'Jury still out' on ICT policy development in Africa
The Southern African NGO Network (SANGONeT) hosted its third annual ICTs for Civil Society Conference and Exhibition from 17-18 July 2007 at the Wanderers Club in Illovo, Johannesburg. The theme of the 2007 event was ‘Applications for the Development Sector’.
One session, co-ordinated by APC, dealt with ICT policy in Africa. Drawing on the experiences of various APC African members, the session highlighted recent ICT policy developments in countries like Uganda, Senegal and Congo Brazzaville.
Wougnet’s Milton Aineruhanga said that there are several ICT challenges in Uganda. These are to: increase the awareness of ICTs in national development; integrate gender concerns into ICT policy; strengthen the rural focus; advocate for the country-wide decentralization of ICT infrastructure and to offer incentives for investors.
Download Aineruhanga’s presentation.
Read the GISW country report.
Coura Fall, APC’s new policy programme Africa Manager, gave an overview of the ICT policy environment in Senegal. She pointed out that a low penetration of ICT services is due to the monopolies in the ICT sector. There was also little investment in the area of universal service.
Download Fall’s presentation.
Sylvie Niombo, APC Africa Women Coordinator, gave a run down of the ICT situation in Congo Brazzaville. She pointed out that Congo Brazzaville is a post-war country, and that, as a result, much of its infrastructure has been destroyed.
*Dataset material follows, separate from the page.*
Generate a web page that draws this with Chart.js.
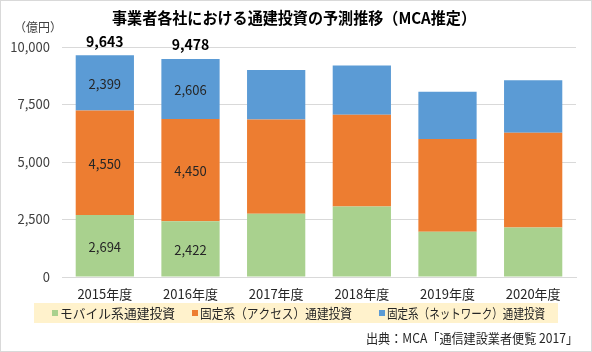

She said Celtel and MTN dominate the country’s telephony, which totals some 800 000 subscribers.
The cost of IT is high: a good second-hand PC (Pentium III) can cost as much as US$800. Access to the internet costs about US$2000-5000 for the equipment, and about US$100-700 a month for bills.
Freedom of expression also remains a challenge in the country, especially when it comes to political concerns. At the same time, there are no plans for capacity development.
Download Niombo’s presentation.
Finally, Abi Jagun, APC’s African ICT Policy Researcher, looked at the ICT policy environment in Africa more broadly. She argued that the focus on infrastructural development on the continent was because the “economic analysis commands a greater share of the global press”. As a result, a key focus in global thinking on ICTs was placed on increasing and expanding infrastructure.
On liberalisation, Jagun said the process in most African countries was incomplete. At the same time, only a third of the continent’s countries have partially or fully privatised national operators. As far as effective regulation goes, the “jury is still out”. She said “independence” [as in: independent regulator] was subject to interpretation.
Jagun concluded by arguing that there was a need for a rebalancing of the economic and social priorities in infrastructural roll-out.
Download Jagun’s presentation.
The session was followed by a mini-launch of the first publication of the GlSW, a project by APC, ITeM and Hivos.